8.  As I said at the start, apart from watching Arsenal, I watch other football, and compare it with what I get at Arsenal.  I sometimes watch DVDs of Arsenal in the year or two before Arsène Wenger came to power.  I just don’t ever want to have to go back.  It is possible that if Mourinho had been our manager last year we would have won the league.  I would have still supported Arsenal, because that’s what I do.  But I would have had less fun because that victory would have been built on defence, defence and then, oh, well, you know, defence.

Arsène Wenger gives me football the way I want it to be played.

9.  Arsène Wenger has a plan, a theory, a vision. And it is sustainable.  When he finally leaves Arsenal, he will leave not just a club with money in the bank and a wonderful stadium.  He will leave it with the greatest world-wide scouting network the world has ever seen, and the greatest youth system the world has ever seen.  He will leave us a future.

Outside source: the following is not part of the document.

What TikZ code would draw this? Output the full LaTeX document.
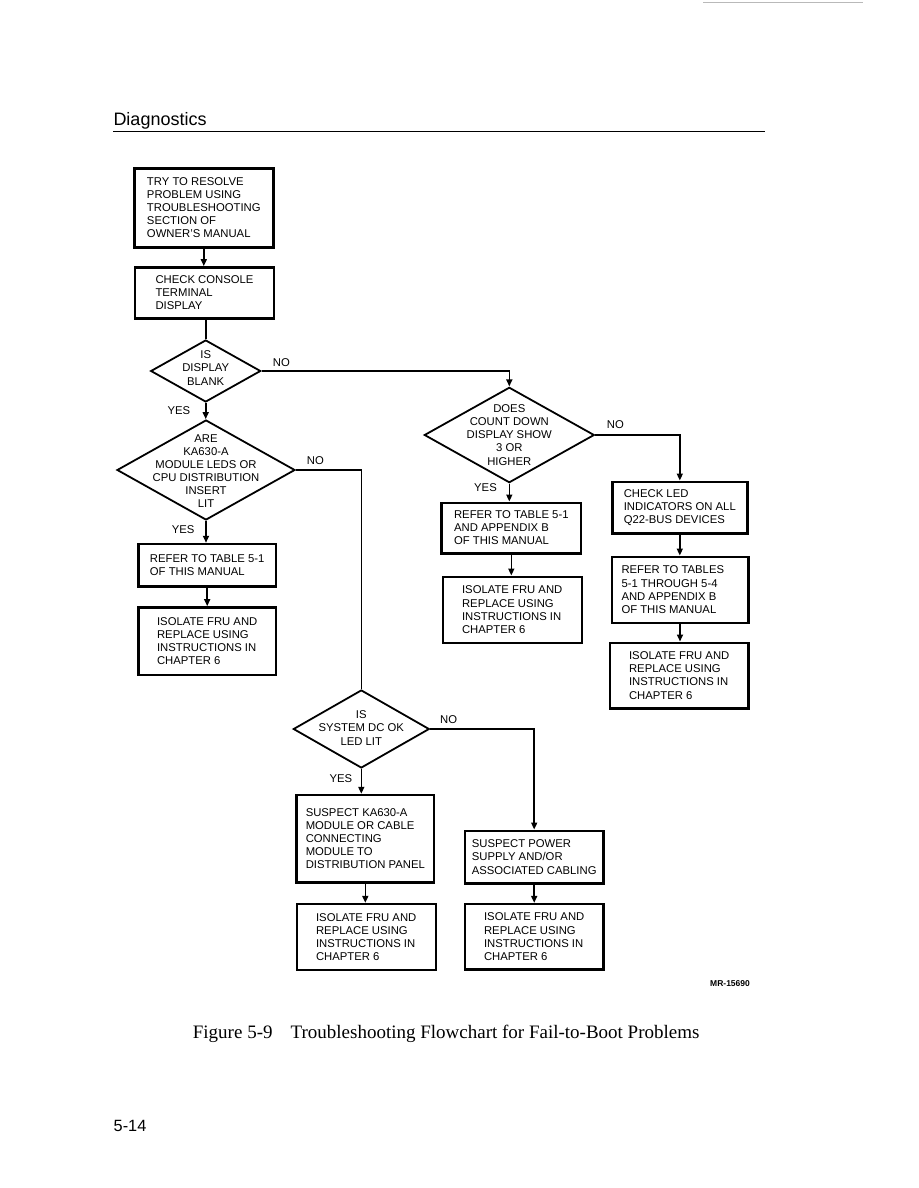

10.  I remember Charlton. Charlton, the quintessential second division club.  Nice little ground, club that came back from the dead, no great history save once having a ground so big that it took the whole of half time to walk to the top of the terrace and back down again.

Then they got their own philosopher-sportsman.  OK not quite at the level of Plato and Wenger, but still, a man who could do stuff: Alan Curbishley.  He turned the club round.  Amazingly he got them into the top league and kept them there.

Eventually in 2006 he left Charlton.  Not just because he wanted to, but because the supporters were getting at him.   Utterly amazingly, given the  success he had had, the supporters starting saying, “Curbishley has done well, but he’s taken us as far as he can.  Now we need a new man to take us up to the next level.”

To the next level?  This is diddly Charlton we are talking about – a team playing several leagues above their natural position.  That guy had got the team walking on water.  For Charlton, where they were was the next level, and the one after that.

So Curbishley left, and the club sank down to their natural level, and have shown little ability to get out of it.

And what do those supporters do now?  Blame the owners.   All the Zoilismists with all their carping criticism should take note.

For me, Arsène Wenger is the greatest thing ever to have happened to Arsenal. He came in and gave us instant success.  Now he is building us the base of an Empire that will last until way past my lifetime.   With luck my grandchildren will be watching the Arsenal win the league in years to come while Man IOU still try and clear their debts, and Liverpool struggle to get out of Conference North, and while Tottenham play on Hackney Marshes wondering how it all could have gone so wrong.

I love the man, and I will always do everything and anything within my power (which admittedly is pathetically little) to keep him at the club.